|This article does not cite any references or sources. (April 2013)|
A glasspack is a type of automobile muffler in which the exhaust gas passes straight through the center of the muffler. The basic design consists of one smaller tube centered inside of a larger outer tube that is enlarged or swollen in the middle. The gap between the swollen part of the larger outer tube and the smaller diameter center tube is packed full of fiberglass, hence the name.

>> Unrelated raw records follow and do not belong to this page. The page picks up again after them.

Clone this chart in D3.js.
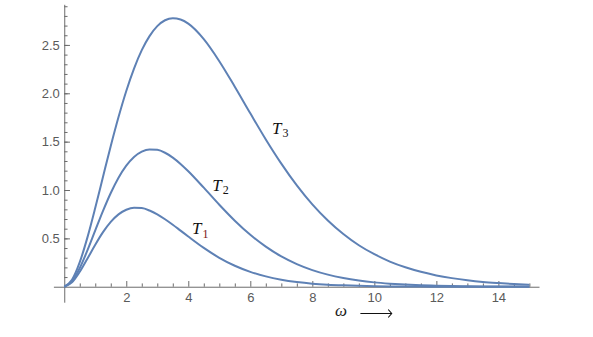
<!DOCTYPE html>
<html lang="en">

<head>
  <meta charset="UTF-8">
  <title>Planck curves</title>
  <style>
    body { margin: 0; background: #fff; }
    svg { display: block; }
    .tick text { font-family: "Liberation Sans", Arial, sans-serif; font-size: 13px; fill: #5a5a5a; }
    .axis path, .axis line { stroke: #6b6b6b; }
  </style>
</head>

<body>
  <div id="chart"></div>

  <script src="https://d3js.org/d3.v7.min.js"></script>
  <script>
    const width = 593
    const height = 337

    // 读图得到的数值
    const omega = [0, 0.25, 0.5, 0.75, 1, 1.25, 1.5, 1.75, 2, 2.25, 2.5, 2.75, 3, 3.25, 3.5, 3.75, 4,
      4.5, 5, 5.5, 6, 6.5, 7, 7.5, 8, 8.5, 9, 9.5, 10, 10.5, 11, 11.5, 12, 12.5, 13, 13.5, 14, 14.5, 15]
    const t1 = [0, 0.045, 0.154, 0.292, 0.434, 0.564, 0.670, 0.748, 0.796, 0.817, 0.813, 0.788, 0.749, 0.698, 0.641, 0.580, 0.519,
      0.401, 0.299, 0.217, 0.154, 0.107, 0.073, 0.049, 0.032, 0.021, 0.014, 0.009, 0.0055, 0.0034, 0.0022, 0.0013, 0.0009, 0.0005, 0.0003, 0.0002, 0.0001, 0.0001, 0]
    const t2 = [0, 0.055, 0.193, 0.378, 0.582, 0.784, 0.969, 1.127, 1.252, 1.342, 1.397, 1.420, 1.415, 1.385, 1.335, 1.270, 1.194,
      1.024, 0.848, 0.683, 0.537, 0.414, 0.313, 0.234, 0.172, 0.125, 0.090, 0.064, 0.045, 0.032, 0.022, 0.015, 0.011, 0.007, 0.005, 0.003, 0.002, 0.0015, 0.001]
    const t3 = [0, 0.071, 0.254, 0.513, 0.816, 1.137, 1.455, 1.754, 2.024, 2.256, 2.446, 2.591, 2.694, 2.755, 2.776, 2.763, 2.720,
      2.560, 2.332, 2.068, 1.793, 1.523, 1.273, 1.048, 0.852, 0.685, 0.545, 0.429, 0.336, 0.260, 0.201, 0.154, 0.117, 0.089, 0.067, 0.050, 0.038, 0.028, 0.021]

    const xTicks = [2, 4, 6, 8, 10, 12, 14]
    const yTicks = [0.5, 1, 1.5, 2, 2.5]

    // 曲线标注 (名称、下标、所在数据坐标)
    const labelNames = ['T', 'T', 'T']
    const labelSubs = ['1', '2', '3']
    const labelOmega = [4.12, 4.77, 6.7]
    const labelValue = [0.545, 0.99, 1.58]

    const series = [t1, t2, t3]

    const svg = d3.select('#chart').append('svg')
      .attr('width', width)
      .attr('height', height)

    const x = d3.scaleLinear().domain([-0.35, 15.31]).range([53.4, 539])
    const y = d3.scaleLinear().domain([-0.16, 2.92]).range([302.2, 4.3])

    // 次刻度
    const xMinor = d3.range(0.5, 15.01, 0.5).filter(d => d % 2 !== 0)
    const yMinor = d3.range(1, 30).map(d => d / 10).filter(d => d % 5 !== 0)

    const gx = svg.append('g').attr('class', 'axis')
      .attr('transform', `translate(0,${y(0)})`)
    gx.call(d3.axisBottom(x).tickValues(xTicks).tickSizeInner(-5.7).tickSizeOuter(0).tickPadding(6)
      .tickFormat(d3.format('d')))
    gx.append('g').call(d3.axisBottom(x).tickValues(xMinor).tickSizeInner(-3.3).tickSizeOuter(0).tickFormat(''))
      .select('.domain').remove()

    const gy = svg.append('g').attr('class', 'axis')
      .attr('transform', `translate(${x(0)},0)`)
    gy.call(d3.axisLeft(y).tickValues(yTicks).tickSizeInner(-5.7).tickSizeOuter(0).tickPadding(4.5)
      .tickFormat(d3.format('.1f')))
    gy.append('g').call(d3.axisLeft(y).tickValues(yMinor).tickSizeInner(-3.3).tickSizeOuter(0).tickFormat(''))
      .select('.domain').remove()

    const line = d3.line()
      .x((d, i) => x(omega[i]))
      .y(d => y(d))
      .curve(d3.curveMonotoneX)

    svg.append('g').selectAll('path')
      .data(series)
      .join('path')
      .attr('d', line)
      .attr('fill', 'none')
      .attr('stroke', '#5e81b5')
      .attr('stroke-width', 2)

    const lab = svg.append('g').selectAll('text')
      .data(labelNames)
      .join('text')
      .attr('x', (d, i) => x(labelOmega[i]))
      .attr('y', (d, i) => y(labelValue[i]))
      .attr('font-family', '"Liberation Serif", "DejaVu Serif", serif')
      .attr('font-style', 'italic')
      .attr('font-size', 17)
      .attr('fill', '#111')
    lab.append('tspan').text(d => d)
    lab.append('tspan')
      .attr('font-style', 'normal')
      .attr('font-size', 12)
      .attr('dx', 1)
      .attr('dy', 3.5)
      .attr('fill', (d, i) => i === 0 ? '#7a1414' : '#111')
      .text((d, i) => labelSubs[i])

    // 横轴标题 ω ⟶ (箭头用路径画，避免与刻度文字重叠)
    svg.append('text')
      .attr('x', x(8.73))
      .attr('y', 316)
      .attr('font-family', '"Liberation Serif", "DejaVu Serif", serif')
      .attr('font-style', 'italic')
      .attr('font-size', 17)
      .attr('fill', '#222')
      .text('ω')
    const ax0 = x(9.55), ax1 = x(10.56), ay = 313.5
    svg.append('path')
      .attr('d', `M${ax0},${ay}H${ax1}M${ax1 - 3.5},${ay - 4}L${ax1},${ay}L${ax1 - 3.5},${ay + 4}`)
      .attr('fill', 'none')
      .attr('stroke', '#111')
      .attr('stroke-width', 1.1)
  </script>
</body>

</html>
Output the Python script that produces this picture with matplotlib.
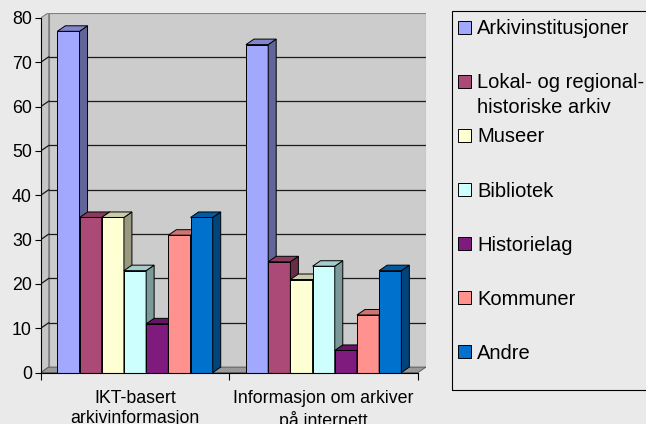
import matplotlib
matplotlib.use("Agg")
import matplotlib.pyplot as plt
from matplotlib.patches import Polygon, Rectangle
from matplotlib.colors import to_rgb

categories = ["IKT-basert\narkivinformasjon", "Informasjon om arkiver\npå internett"]
series_names = [
    "Arkivinstitusjoner",
    "Lokal- og regional-\nhistoriske arkiv",
    "Museer",
    "Bibliotek",
    "Historielag",
    "Kommuner",
    "Andre",
]
arkivinstitusjoner = [77, 74]
lokal_regional = [35, 25]
museer = [35, 21]
bibliotek = [23, 24]
historielag = [11, 5]
kommuner = [31, 13]
andre = [35, 23]
y_ticks = [0, 10, 20, 30, 40, 50, 60, 70, 80]

series_values = [arkivinstitusjoner, lokal_regional, museer, bibliotek,
                 historielag, kommuner, andre]
colors = ["#A3A8FF", "#AB4A76", "#FFFFD4", "#CDFFFF", "#7F1A7F", "#FF928E", "#0072CE"]

plt.rcParams["font.family"] = ["Liberation Sans", "DejaVu Sans"]

W, H = 646, 424
fig = plt.figure(figsize=(W / 100, H / 100), dpi=100, facecolor="#EAEAEA")

# plot area in pixels (front edge) and depth offset of the 3D effect
x0, x1 = 40.7, 418.0
y0, y_top = 372.6, 18.0
ddx, ddy = 8.0, 5.5

ax = fig.add_axes([x0 / W, 1 - y0 / H, (x1 + ddx - x0) / W, (y0 - y_top + ddy) / H])
ux = (x1 - x0) / 2
uy = (y0 - y_top) / 80
dx, dy = ddx / ux, ddy / uy
ymax = y_ticks[-1]
ax.set_xlim(0, 2 + dx)
ax.set_ylim(0, ymax + dy)
ax.patch.set_visible(False)

# walls and floor
ax.add_patch(Rectangle((dx, dy), 2, ymax, fc="#CCCCCC", ec="#808080", lw=0.8, zorder=0))
ax.add_patch(Polygon([(0, 0), (dx, dy), (dx, ymax + dy), (0, ymax)],
                     fc="#C6C6C6", ec="#808080", lw=0.8, zorder=0.5))
ax.add_patch(Polygon([(0, 0), (2, 0), (2 + dx, dy), (dx, dy)],
                     fc="#999999", ec="#555555", lw=0.6, zorder=0.6))
for v in y_ticks[1:-1]:
    ax.plot([dx, 2 + dx], [v + dy, v + dy], color="#1A1A1A", lw=0.9, zorder=1)
    ax.plot([0, dx], [v, v + dy], color="#1A1A1A", lw=0.9, zorder=1)


def shade(c, f):
    r, g, b = to_rgb(c)
    return (r * f, g * f, b * f)


# 3D-looking clustered columns, gap width 150%
n = len(series_values)
w = 1 / (n + 1.5)
for j, (vals, col) in enumerate(zip(series_values, colors)):
    xs = [i + 0.75 * w + j * w for i in range(len(categories))]
    z = 3 + j * 0.1
    ax.bar(xs, vals, width=w, align="edge", color=col, ec="black", lw=0.7, zorder=z)
    for x, v in zip(xs, vals):
        ax.add_patch(Polygon([(x + w, 0), (x + w + dx, dy), (x + w + dx, v + dy), (x + w, v)],
                             fc=shade(col, 0.6), ec="black", lw=0.7, zorder=z))
        ax.add_patch(Polygon([(x, v), (x + dx, v + dy), (x + w + dx, v + dy), (x + w, v)],
                             fc=shade(col, 0.8), ec="black", lw=0.7, zorder=z))

for s in ["top", "right"]:
    ax.spines[s].set_visible(False)
ax.spines["left"].set_bounds(0, ymax)
ax.spines["bottom"].set_bounds(0, 2)
for s in ["left", "bottom"]:
    ax.spines[s].set_linewidth(0.8)
    ax.spines[s].set_zorder(10)

ax.set_yticks(y_ticks)
ax.set_yticklabels([str(t) for t in y_ticks], fontsize=12.8)
ax.tick_params(axis="y", length=4.3, width=0.8, pad=2)
ax.set_xticks([0, 1, 2])
ax.set_xticklabels([])
ax.set_xticks([0.5, 1.5], categories, minor=True)
ax.tick_params(axis="x", which="major", length=5, width=0.8)
ax.tick_params(axis="x", which="minor", length=0, pad=12.5, labelsize=12.8)
for lbl in ax.get_xticklabels(minor=True):
    lbl.set_linespacing(1.25)

# legend box
fig.patches.append(Rectangle((452.3 / W, 1 - 390 / H), 0.5, (390 - 10.7) / H,
                             transform=fig.transFigure, fc="none", ec="black", lw=0.8))
for k, (name, col) in enumerate(zip(series_names, colors)):
    cy = 27.3 + k * 54.1
    fig.patches.append(Rectangle((458.3 / W, 1 - (cy + 6.5) / H), 13 / W, 13 / H,
                                 transform=fig.transFigure, fc=col, ec="black", lw=0.7))
    for li, line in enumerate(name.split("\n")):
        fig.text(477.3 / W, 1 - (cy + 7 + li * 24.3) / H, line,
                 fontsize=14.5, va="baseline", ha="left")

fig.savefig("out.png", dpi=100, facecolor=fig.get_facecolor())
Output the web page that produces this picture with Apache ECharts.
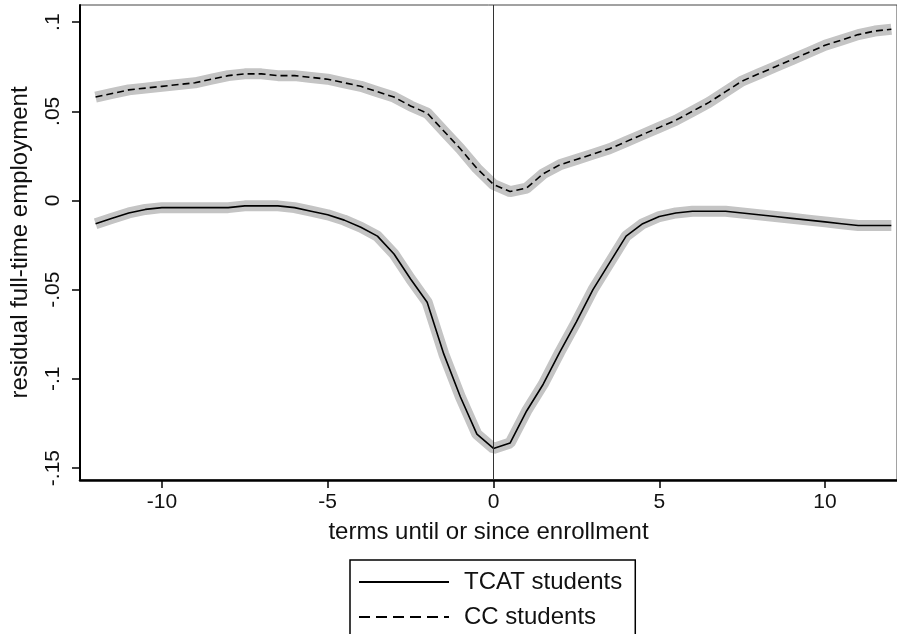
<!DOCTYPE html>
<html>
<head>
<meta charset="utf-8">
<script src="https://cdn.jsdelivr.net/npm/echarts@6/dist/echarts.min.js"></script>
<style>
  html, body { margin: 0; padding: 0; background: #fff; }
  #chart { width: 897px; height: 634px; }
</style>
</head>
<body>
<div id="chart"></div>
<script>
var terms = [-12, -11.5, -11, -10.5, -10, -9.5, -9, -8.5, -8, -7.5, -7, -6.5, -6, -5.5, -5, -4.5, -4, -3.5, -3, -2.5, -2, -1.5, -1, -0.5,
  0, 0.5, 1, 1.5, 2, 2.5, 3, 3.5, 4, 4.5, 5, 5.5, 6, 6.5, 7, 7.5, 8, 8.5, 9, 9.5, 10, 10.5, 11, 11.5, 12];

var tcat = [-0.013, -0.010, -0.007, -0.005, -0.004, -0.004, -0.004, -0.004, -0.004, -0.003, -0.003, -0.003, -0.004, -0.006, -0.008, -0.011, -0.015, -0.020, -0.030, -0.044, -0.057, -0.086, -0.110, -0.131,
  -0.139, -0.136, -0.118, -0.103, -0.085, -0.068, -0.050, -0.035, -0.020, -0.013, -0.009, -0.007, -0.006, -0.006, -0.006, -0.007, -0.008, -0.009, -0.010, -0.011, -0.012, -0.013, -0.014, -0.014, -0.014];

var cc = [0.058, 0.060, 0.062, 0.063, 0.064, 0.065, 0.066, 0.068, 0.070, 0.071, 0.071, 0.070, 0.070, 0.069, 0.068, 0.066, 0.064, 0.061, 0.058, 0.053, 0.049, 0.039, 0.029, 0.018,
  0.009, 0.005, 0.007, 0.015, 0.020, 0.023, 0.026, 0.029, 0.033, 0.037, 0.041, 0.045, 0.050, 0.055, 0.061, 0.067, 0.071, 0.075, 0.079, 0.083, 0.087, 0.090, 0.093, 0.095, 0.096];

var yTicks = [-0.15, -0.1, -0.05, 0, 0.05, 0.1];
var xTicks = [-10, -5, 0, 5, 10];

function pairs(vals) {
  return terms.map(function (t, i) { return [t, vals[i]]; });
}

var fontFam = '"Liberation Sans", Arial, sans-serif';
var textCol = '#111';

var myChart = echarts.init(document.getElementById('chart'));
var option = {
  animation: false,
  grid: {
    left: 79, right: 0, top: 5, bottom: 154,
    show: true, borderColor: '#444', borderWidth: 1
  },
  legend: {
    orient: 'vertical',
    left: 350, top: 560, height: 140,
    data: [
      { name: 'TCAT students' },
      { name: 'CC students', lineStyle: { type: [11, 6] } }
    ],
    itemWidth: 90, itemHeight: 14, itemGap: 11,
    padding: [10, 13, 40, 8],
    borderColor: '#000', borderWidth: 1.5,
    itemStyle: { opacity: 0 },
    textStyle: { fontFamily: fontFam, fontSize: 24, color: textCol, lineHeight: 24, padding: [0, 0, 0, 10] }
  },
  xAxis: {
    type: 'value',
    min: -12.47, max: 12.17,
    name: 'terms until or since enrollment',
    nameLocation: 'middle', nameGap: 40,
    nameTextStyle: { fontFamily: fontFam, fontSize: 24, color: textCol },
    axisLine: { onZero: false, lineStyle: { color: '#000', width: 2.5 } },
    axisTick: { customValues: xTicks, length: 8, lineStyle: { color: '#000', width: 1.5 } },
    axisLabel: { customValues: xTicks, fontFamily: fontFam, fontSize: 21, color: textCol, margin: 12 },
    splitLine: { show: false }
  },
  yAxis: {
    type: 'value',
    min: -0.1567, max: 0.1096,
    name: 'residual full-time employment',
    nameLocation: 'middle', nameGap: 48, nameRotate: 90,
    nameTextStyle: { fontFamily: fontFam, fontSize: 24, color: textCol },
    axisLine: { onZero: false, lineStyle: { color: '#000', width: 2 } },
    axisTick: { customValues: yTicks, length: 8, lineStyle: { color: '#000', width: 1.5 } },
    axisLabel: {
      customValues: yTicks, rotate: 90, margin: 16,
      fontFamily: fontFam, fontSize: 21, color: textCol,
      formatter: function (v) { return String(v).replace('0.', '.'); }
    },
    splitLine: { show: false }
  },
  series: [
    {
      name: 'TCAT band', type: 'line', data: pairs(tcat), symbol: 'none', silent: true,
      lineStyle: { color: '#c4c4c4', width: 11, cap: 'butt' }, z: 1
    },
    {
      name: 'CC band', type: 'line', data: pairs(cc), symbol: 'none', silent: true,
      lineStyle: { color: '#c4c4c4', width: 11, cap: 'butt' }, z: 1
    },
    {
      name: 'TCAT students', type: 'line', data: pairs(tcat), symbol: 'none',
      itemStyle: { color: '#000' },
      lineStyle: { color: '#000', width: 1.6 }, z: 3,
      markLine: {
        silent: true, symbol: 'none', label: { show: false },
        lineStyle: { color: '#333', width: 1, type: 'solid' },
        data: [{ xAxis: 0 }]
      }
    },
    {
      name: 'CC students', type: 'line', data: pairs(cc), symbol: 'none',
      itemStyle: { color: '#000' },
      lineStyle: { color: '#000', width: 1.6, type: [7, 4] }, z: 3
    }
  ]
};

myChart.setOption(option);
window.onresize = () => myChart.resize();
</script>
</body>
</html>
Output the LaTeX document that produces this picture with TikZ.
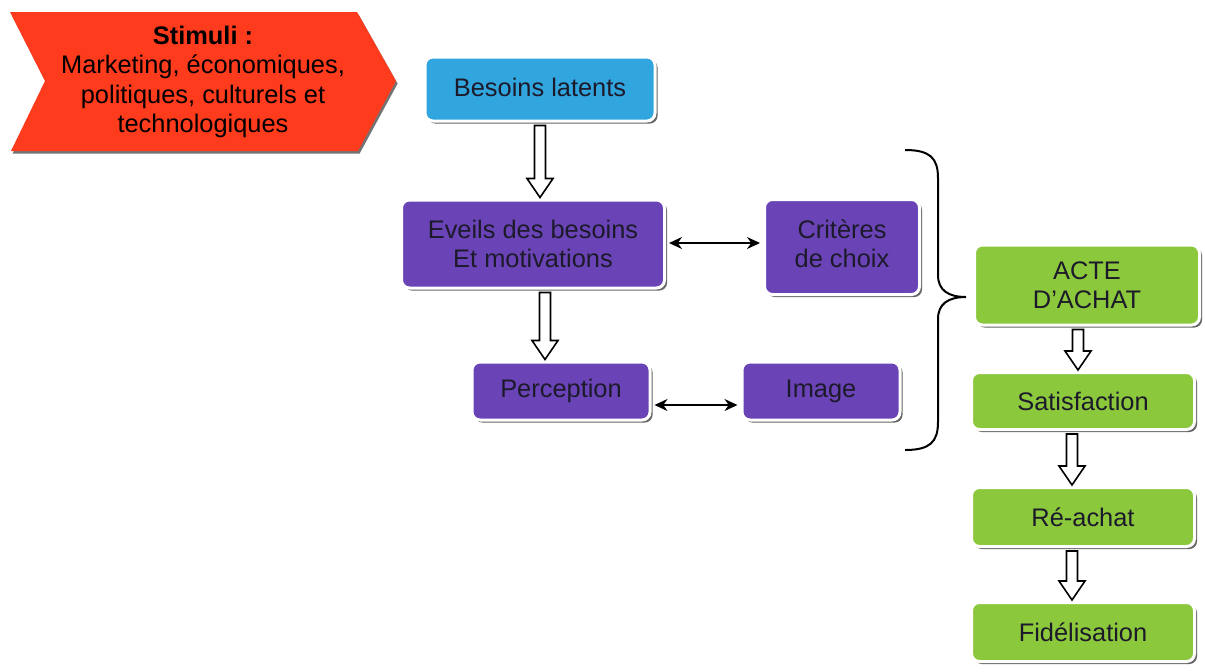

Glasspacks are an old, simple, and relatively inexpensive muffler design that are effective at reducing back pressure, but not very effective at muffling noise. A longer glasspack will reduce noise to a greater extent than a shorter one. Sound is also dissipated into the fiberglass damping material. Other glasspack mufflers have perforated louvers punched into the center core which can reduce total flow capacity. The turbulence created by the perforated louvers therefore achieves greater muffling capacity at the expense of total volume of air flow. The more turbulence created, the greater the muffling & less total air flow / power production capacity. Depending on the directionality of the louvers, one can choose between slightly higher flow capacity or slightly greater muffling. This lower flow but slightly quieter design approach is commonly used in glasspack mufflers.
Some modern muffler designs are similar in principle to the glasspack, but use more sophisticated sound-absorbing materials such as stainless steel mesh, and more advanced acoustical engineering, reducing noise while retaining the power-preserving advantages of a straight-through exhaust flow.